It was sweet, it was juicy, it was crumbly. It tasted like SUMMER. Actually, it tasted like summer back home in the midwest, on a night when you can hear the crickets and see the lightning bugs flashing and hear a little rumble of thunder off in the distance and smell the rain coming and know that everything is right in the world (okay....we might still be a tad bit homesick).
But back to the pie. It was warm and perfect with a scoop of vanilla ice cream melting in perfect contrast alongside the sweet, slightly tart berry goodness. It was so good we each had two slices -- no shame, no apologies.
I'd pulled the recipe from the new July issue of Bon Appetit, but we ended up making some changes. First off, that's a store-bought frozen pie shell because...well, because I'm 9 months pregnant and I didn't feel like making pastry. So sue me, okay?
Second, the original recipe called for a TON of fresh blueberries....nearly two pounds of them. Even though blueberries were on super-sale at Publix, I couldn't bring myself to dump the entire stash into one pie. Plus, raspberries were also on super-special at Publix, so we figured it would be nice to mix the two together. It turned out to be a genius stroke! We used a ratio of about 2/3 blueberries, 1/3 raspberries. Since our blueberries were incredibly sweet they set the perfect rich, sweet, yummy tone. But our raspberries were relatively tart so every now and then you get this little pop of tanginess mixed in. Utterly delicious.
Then there's the crumb crust -- insanely easy to make and the perfect, crunchy, spicy accent to the berries.
But perhaps the true beauty of this pie is how insanely easy it is to prepare. The filling takes just minutes to mix. The crumb crust even less time and the store bought shell...well...you get the idea. But it just tastes like...well, it tastes like the perfect way to end the last Saturday night you'll ever spend with your husband before your first child arrives. That's how it tastes. And that's pretty damned good.
Mixed Berry Crumble Pie
1 frozen deep dish pie crust, thawed and unbaked
2/3 cup sugar
3 1/2 cups fresh blueberries
1 1/2 cups fresh raspberries
2 1/2 Tablespoons all purpose flour
1 teaspoon freshly grated lemon zest
1 Tablespoon fresh lemon juice (about 1/2 a lemon)
3 Tablespoons white sugar
3 Tablespoons light brown sugar
3/4 cups all purpose flour
1/2 teaspoon cinnamon
1/4 teaspoon salt
5 Tablespoons unsalted butter, melted
Preheat oven to 375 degrees F.
In a large bowl, combine berries, sugar, flour, lemon juice and zest and toss gently with a rubber spatula. Set berries aside to macerate for approximately 20 minutes, stirring occasionally until berries have released their juices.

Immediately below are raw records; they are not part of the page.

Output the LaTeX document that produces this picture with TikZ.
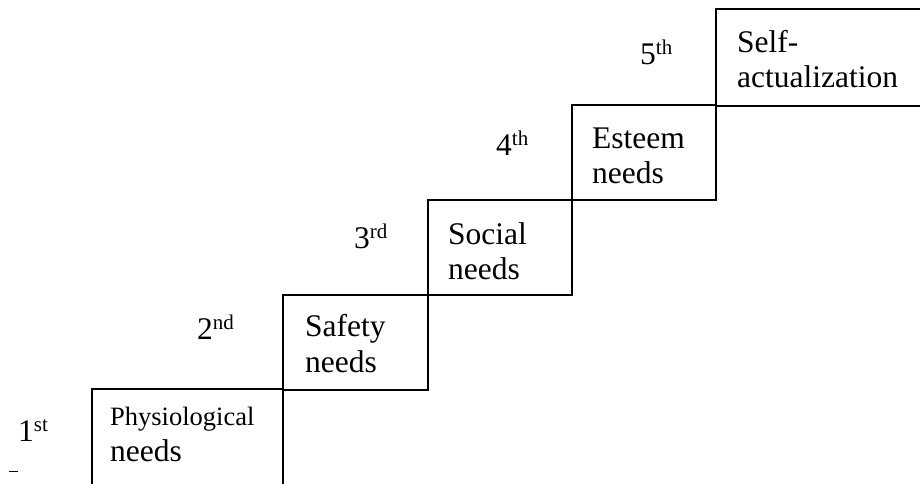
\documentclass[tikz,border=0pt]{standalone}
\usepackage{fontspec}
\setmainfont{Liberation Serif}
\newcommand\ordlab[2]{#1\raisebox{10pt}{\fontsize{21}{21}\selectfont #2}}
\begin{document}
\begin{tikzpicture}[x=1pt,y=1pt,
  box/.style={draw, line width=1.6pt, inner sep=0pt, outer sep=0pt, anchor=north west},
  txt/.style={anchor=base west, inner sep=0pt, font=\fontsize{31.5}{35}\selectfont},
  smalltxt/.style={anchor=base west, inner sep=0pt, font=\fontsize{26.5}{30}\selectfont},
  ordtxt/.style={anchor=base west, inner sep=0pt, font=\fontsize{31.5}{35}\selectfont}]
\useasboundingbox (0,0) rectangle (920,-484);
\clip (0,0) rectangle (920,-484);
% boxes
\node[box, minimum width=191pt, minimum height=130pt] (b1) at (92,-389) {};
\node[box, minimum width=145pt, minimum height=95pt] (b2) at (283,-295) {};
\node[box, minimum width=144pt, minimum height=95pt] (b3) at (428,-200) {};
\node[box, minimum width=144pt, minimum height=95pt] (b4) at (572,-105) {};
\node[box, minimum width=260pt, minimum height=97pt] (b5) at (716,-9) {};
% box texts
\node[smalltxt] (t1a) at (110,-425) {Physiological};
\node[txt] (t1b) at (110,-461) {needs};
\node[txt] (t2a) at (305,-336) {Safety};
\node[txt] (t2b) at (305,-372) {needs};
\node[txt] (t3a) at (448,-244) {Social};
\node[txt] (t3b) at (448,-279) {needs};
\node[txt] (t4a) at (592,-148) {Esteem};
\node[txt] (t4b) at (592,-183) {needs};
\node[txt] (t5a) at (737,-53) {Self-};
\node[txt] (t5b) at (737,-88) {actualization};
% ordinals
\node[ordtxt] (o1) at (18,-441) {\ordlab{1}{st}};
\node[ordtxt] (o2) at (197,-339) {\ordlab{2}{nd}};
\node[ordtxt] (o3) at (354,-248) {\ordlab{3}{rd}};
\node[ordtxt] (o4) at (496,-155) {\ordlab{4}{th}};
\node[ordtxt] (o5) at (640,-65) {\ordlab{5}{th}};
% stray dash
\coordinate (d1) at (9,-471);
\coordinate (d2) at (18,-471);
\draw[line width=0.8pt] (d1) -- (d2);
\end{tikzpicture}
\end{document}
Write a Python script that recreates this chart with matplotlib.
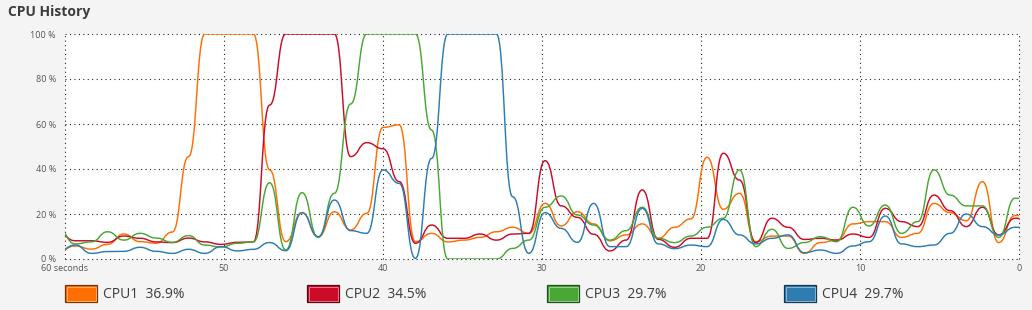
import numpy as np
import matplotlib
matplotlib.use("Agg")
import matplotlib.pyplot as plt
from matplotlib.path import Path
from matplotlib.patches import PathPatch, Rectangle

plt.rcParams['font.family'] = ['Open Sans', 'DejaVu Sans']

# ---------------- data ----------------
cpu_names = ["CPU1", "CPU2", "CPU3", "CPU4"]
cpu_usage = [36.9, 34.5, 29.7, 29.7]
cpu_colors = ["#FF6E00", "#CB0C29", "#49A835", "#2D7DB3"]
cpu_edge = ["#7a3500", "#600515", "#22501a", "#15394f"]

x_tick_values = [60, 50, 40, 30, 20, 10, 0]
x_tick_labels = ["60 seconds", "50", "40", "30", "20", "10", "0"]
y_tick_values = [0, 20, 40, 60, 80, 100]
y_tick_labels = ["0 %", "20 %", "40 %", "60 %", "80 %", "100 %"]

# samples, oldest -> newest (percent)
cpu1 = [3, 3.5, 5.8, 4.4, 6.5, 11.1, 7.7, 7.0, 12.0, 45.5,
        100, 100, 100, 100, 39.6, 7.7, 20.6, 9.9, 21.0, 12.9,
        20.3, 58.5, 59.6, 7.7, 11.4, 7.6, 8.4, 9.6, 12.1, 14.1,
        11.4, 24.7, 14.7, 21.0, 15.6, 8.1, 10.7, 15.6, 9.2, 14.1,
        17.8, 45.2, 22.1, 29.2, 7.7, 10.2, 10.2, 2.5, 7.3, 8.4,
        15.6, 16.6, 16.6, 9.6, 11.4, 24.7, 20.6, 17.0, 34.4, 7.3,
        19.3, 18.8]
cpu2 = [13, 11.5, 8.1, 8.1, 7.4, 10.2, 9.2, 7.6, 7.3, 9.3,
        7.6, 6.5, 7.4, 7.6, 68.4, 100, 100, 100, 100, 45.5,
        51.7, 49.0, 34.4, 7.0, 15.1, 9.2, 9.2, 11.1, 8.4, 11.1,
        11.4, 43.7, 23.6, 18.5, 11.0, 3.6, 8.4, 30.7, 8.7, 5.2,
        9.2, 9.2, 47.0, 35.1, 7.3, 18.1, 14.1, 8.7, 9.2, 8.4,
        11.1, 9.6, 22.5, 16.6, 14.4, 28.4, 21.5, 14.4, 23.0, 10.7,
        18.1, 17.3]
cpu3 = [14, 12.9, 6.7, 7.6, 12.1, 8.4, 11.4, 9.3, 7.4, 10.4,
        6.2, 5.3, 7.0, 7.6, 33.9, 4.0, 29.5, 9.6, 29.2, 68.9,
        100, 100, 100, 100, 57.3, 0, 0, 0, 0, 4.7,
        8.4, 23.0, 28.0, 19.6, 15.1, 8.4, 12.6, 23.0, 9.2, 7.3,
        10.2, 14.1, 18.1, 39.6, 5.5, 13.2, 4.7, 7.3, 9.9, 7.7,
        23.0, 14.7, 24.0, 11.4, 16.6, 39.6, 28.4, 23.6, 23.6, 9.6,
        27.0, 26.2]
cpu4 = [3, 3.7, 6.2, 2.5, 3.3, 3.4, 5.2, 3.4, 2.5, 4.3,
        2.5, 5.5, 3.6, 4.3, 7.3, 3.7, 20.6, 9.9, 26.2, 12.6,
        11.4, 39.6, 33.6, 0.3, 44.7, 100, 100, 100, 100, 27.7,
        2.5, 20.6, 13.6, 7.4, 24.7, 5.5, 5.5, 22.5, 6.7, 4.6,
        6.2, 5.5, 17.6, 10.7, 6.7, 9.2, 10.7, 2.8, 4.0, 2.5,
        5.8, 7.7, 19.1, 6.7, 5.5, 6.2, 11.4, 20.0, 14.4, 10.7,
        14.1, 14.1]
series = [cpu1, cpu2, cpu3, cpu4]

# sample times (seconds ago); samples slightly more than 1 s apart
n = len(cpu1)
sample_step = 1.019
t_newest = -0.76
times = t_newest + sample_step * np.arange(n)[::-1]

# ---------------- figure ----------------
W, H = 1032, 310
fig = plt.figure(figsize=(W / 100, H / 100), dpi=100, facecolor="#f4f4f4")
L, R, T, B = 65, 1019, 34, 259
ax = fig.add_axes([L / W, 1 - B / H, (R - L) / W, (B - T) / H])
ax.set_facecolor("white")
ax.set_xlim(60, 0)
ax.set_ylim(0, 100)
for s in ax.spines.values():
    s.set_visible(False)

grid_kw = dict(color="#222222", lw=0.8, linestyle=(0, (1, 3)), clip_on=False, zorder=1)
for y in y_tick_values:
    ax.axhline(y, **grid_kw)
for x in x_tick_values:
    ax.axvline(x, **grid_kw)

ax.set_yticks(y_tick_values)
ax.set_yticklabels(y_tick_labels)
ax.set_xticks(x_tick_values)
ax.set_xticklabels(x_tick_labels)
ax.tick_params(axis="y", length=0, pad=6.5, labelsize=6.5, labelcolor="#555555")
ax.tick_params(axis="x", length=0, pad=3.5, labelsize=6.5, labelcolor="#555555")

# smooth curves: flat tangent at each sample (control points at the half step)
for vals, col in zip(series, cpu_colors):
    v = np.asarray(vals, dtype=float)
    verts = [(times[0], v[0])]
    codes = [Path.MOVETO]
    for i in range(1, n):
        xm = (times[i - 1] + times[i]) / 2
        verts += [(xm, v[i - 1]), (xm, v[i]), (times[i], v[i])]
        codes += [Path.CURVE4] * 3
    patch = PathPatch(Path(verts, codes), fill=False, edgecolor=col, lw=1.05,
                      zorder=3, capstyle="round", joinstyle="round")
    ax.add_patch(patch)

# title
fig.text(8 / W, 1 - 12 / H, "CPU History", fontsize=10, fontweight="bold",
         color="#3c3c3c", va="center", ha="left")

# legend
box_x = [65, 307, 547, 784]
bw, bh, by = 32, 17, 285
for name, use, col, ec, bx in zip(cpu_names, cpu_usage, cpu_colors, cpu_edge, box_x):
    fig.add_artist(Rectangle((bx / W, 1 - (by + bh) / H), bw / W, bh / H,
                             transform=fig.transFigure, facecolor=col,
                             edgecolor=ec, lw=0.9))
    fig.add_artist(Rectangle(((bx + 1.5) / W, 1 - (by + bh - 1.5) / H), (bw - 3) / W, (bh - 3) / H,
                             transform=fig.transFigure, facecolor="none",
                             edgecolor=(1, 1, 1, 0.45), lw=0.7))
    fig.text((bx + 38) / W, 1 - (by + bh / 2 + 0.5) / H, f"{name}  {use:.1f}%",
             fontsize=10, color="#3c3c3c", va="center", ha="left")

fig.savefig("out.png", dpi=100, facecolor=fig.get_facecolor())
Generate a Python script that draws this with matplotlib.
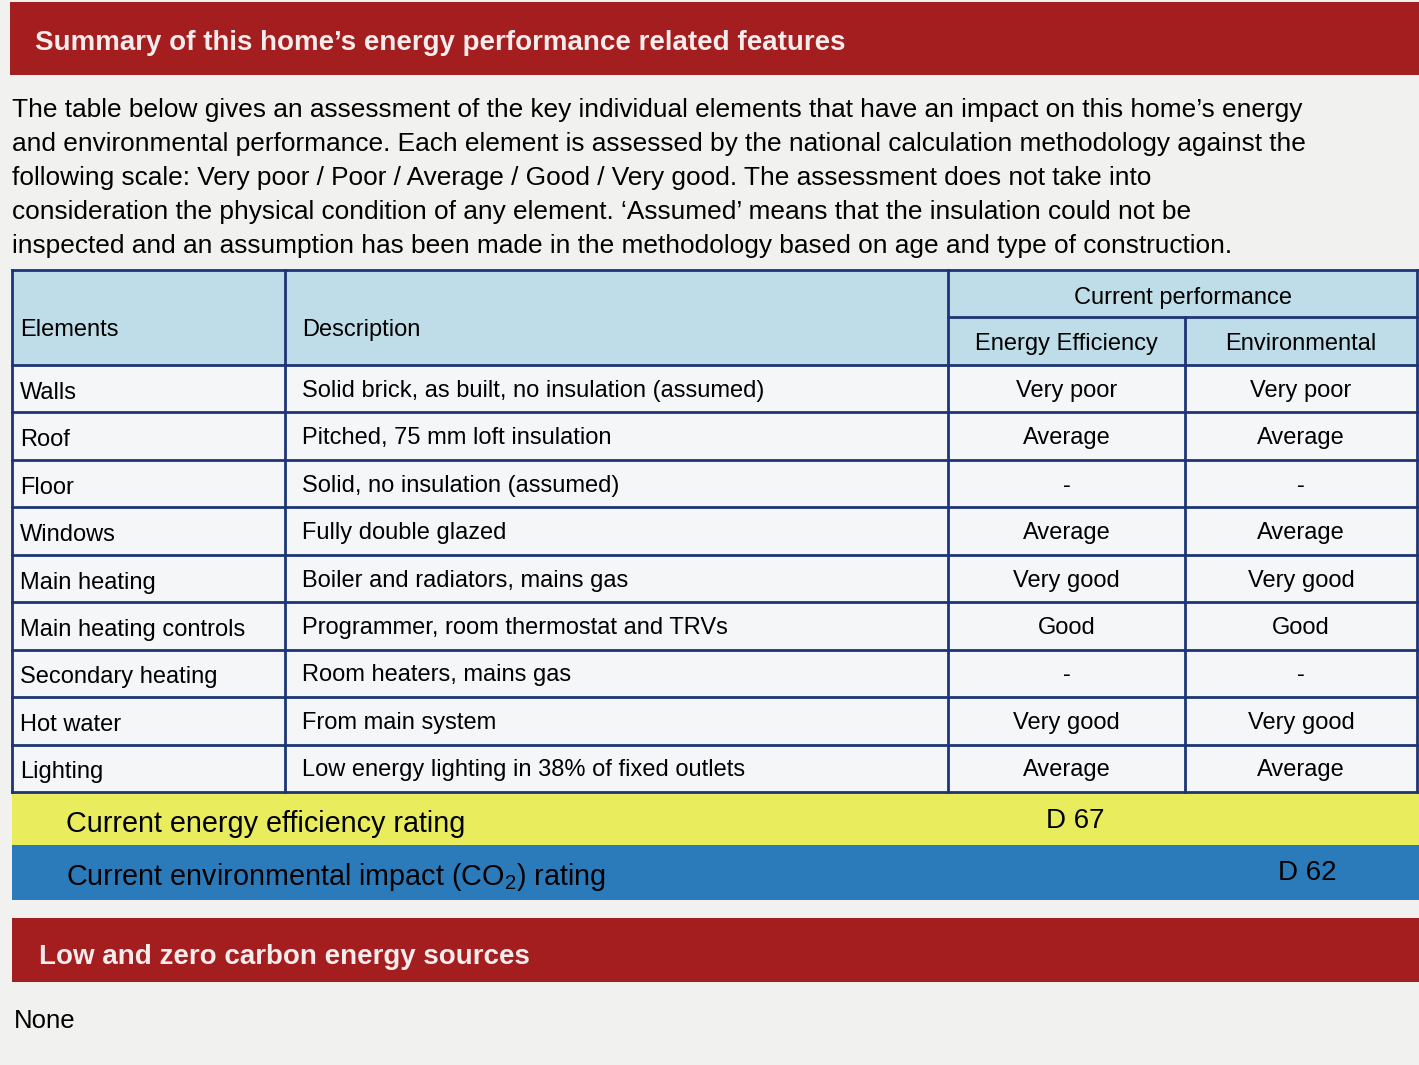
import matplotlib
matplotlib.use("Agg")
import matplotlib.pyplot as plt
from matplotlib.patches import Rectangle

plt.rcParams["mathtext.fontset"] = "custom"
plt.rcParams["mathtext.rm"] = "Liberation Sans"
plt.rcParams["mathtext.it"] = "Liberation Sans"

# ---------------- data ----------------
title = "Summary of this home\u2019s energy performance related features"
intro_lines = [
    "The table below gives an assessment of the key individual elements that have an impact on this home\u2019s energy",
    "and environmental performance. Each element is assessed by the national calculation methodology against the",
    "following scale: Very poor / Poor / Average / Good / Very good. The assessment does not take into",
    "consideration the physical condition of any element. \u2018Assumed\u2019 means that the insulation could not be",
    "inspected and an assumption has been made in the methodology based on age and type of construction.",
]
header_cols = ["Elements", "Description"]
header_group = "Current performance"
header_sub = ["Energy Efficiency", "Environmental"]
elements = ["Walls", "Roof", "Floor", "Windows", "Main heating", "Main heating controls",
            "Secondary heating", "Hot water", "Lighting"]
descriptions = ["Solid brick, as built, no insulation (assumed)",
                "Pitched, 75 mm loft insulation",
                "Solid, no insulation (assumed)",
                "Fully double glazed",
                "Boiler and radiators, mains gas",
                "Programmer, room thermostat and TRVs",
                "Room heaters, mains gas",
                "From main system",
                "Low energy lighting in 38% of fixed outlets"]
energy_eff = ["Very poor", "Average", "-", "Average", "Very good", "Good", "-", "Very good", "Average"]
environmental = ["Very poor", "Average", "-", "Average", "Very good", "Good", "-", "Very good", "Average"]
rating_labels = ["Current energy efficiency rating", "Current environmental impact (CO$_2$) rating"]
rating_values = ["D 67", "D 62"]
section2_title = "Low and zero carbon energy sources"
section2_text = "None"

# ---------------- style ----------------
W, H = 1419, 1065
RED = "#a41d1f"
YELLOW = "#e9ec5c"
BLUE = "#2b7bbb"
HEAD_BG = "#bfdde8"
ROW_BG = "#f4f6f8"
PAGE_BG = "#f1f1ef"
LINE = "#1d3576"
FONT = "Liberation Sans"

fig = plt.figure(figsize=(W / 100, H / 100), dpi=100)
fig.patch.set_facecolor(PAGE_BG)
ax = fig.add_axes([0, 0, 1, 1])
ax.set_xlim(0, W)
ax.set_ylim(H, 0)
ax.axis("off")

def rect(x0, y0, x1, y1, color, z=1):
    ax.add_patch(Rectangle((x0, y0), x1 - x0, y1 - y0, facecolor=color, edgecolor="none", zorder=z))

def txt(x, y, s, size, ha="left", color="black", weight="normal"):
    ax.text(x, y + 2, s, fontsize=size, ha=ha, va="center", color=color, fontweight=weight,
            family=FONT, zorder=5)

# title bar
rect(10, 2, W, 75, RED)
txt(35, 41, title, 20.0, color="#f6ecec", weight="bold")

# intro paragraph
for i, line in enumerate(intro_lines):
    txt(12, 108 + 34 * i, line, 18.9)

# table geometry
x_cols = [12, 285, 948, 1185, 1417]
y_top, y_sub, y_head = 270, 317, 365
row_h = (792 - y_head) / len(elements)
y_rows = [y_head + row_h * i for i in range(len(elements) + 1)]

rect(x_cols[0], y_top, x_cols[-1], y_head, HEAD_BG)
rect(x_cols[0], y_head, x_cols[-1], y_rows[-1], ROW_BG)

lw = 2.0
ax.plot([x_cols[0], x_cols[-1]], [y_top, y_top], color=LINE, lw=lw, zorder=3)
ax.plot([x_cols[2], x_cols[-1]], [y_sub, y_sub], color=LINE, lw=lw, zorder=3)
for y in y_rows:
    ax.plot([x_cols[0], x_cols[-1]], [y, y], color=LINE, lw=lw, zorder=3)
for j, x in enumerate(x_cols):
    ys = y_sub if j == 3 else y_top
    ax.plot([x, x], [ys, y_rows[-1]], color=LINE, lw=lw, zorder=3)

FS = 17.0
txt(20, 328, header_cols[0], FS)
txt(302, 328, header_cols[1], FS)
txt((x_cols[2] + x_cols[4]) / 2, 296, header_group, FS, ha="center")
txt((x_cols[2] + x_cols[3]) / 2, 342, header_sub[0], FS, ha="center")
txt((x_cols[3] + x_cols[4]) / 2, 342, header_sub[1], FS, ha="center")

for i in range(len(elements)):
    yc = (y_rows[i] + y_rows[i + 1]) / 2
    txt(20, yc + 2, elements[i], FS)
    txt(302, yc, descriptions[i], FS)
    txt((x_cols[2] + x_cols[3]) / 2, yc, energy_eff[i], FS, ha="center")
    txt((x_cols[3] + x_cols[4]) / 2, yc, environmental[i], FS, ha="center")

# rating bars
rect(12, 792, W, 845, YELLOW)
rect(12, 845, W, 900, BLUE)
txt(66, 822, rating_labels[0], 20.7)
txt(1075, 819, rating_values[0], 20.0, ha="center")
txt(66, 875, rating_labels[1], 20.7)
txt(1307, 871, rating_values[1], 20.0, ha="center")

# section 2
rect(12, 918, W, 982, RED)
txt(39, 955, section2_title, 20.0, color="#f6ecec", weight="bold")
txt(14, 1019, section2_text, 18.5)

fig.savefig("out.png", dpi=100, facecolor=fig.get_facecolor())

Meanwhile, in a separate bowl, whisk together the sugars, flour, cinnamon and salt for the crumb crust. Stir in the melted butter and use fingers to blend to a crumbly consistency.
To assemble the pie, pour the berry mixture into the pie shell. Sprinkle the crumb mixture evenly over the top of the pie. Place pie on a foil-lined cookie sheet (the bottom of your oven will thank you, trust me) and place in the center of your oven. Bake for an hour and 10 minutes, or until filling is bubbling and topping is golden brown. Cool on a wire rack.
Pie can be served slightly warm or at room temperature. Preferably with a scoop of vanilla ice cream on top.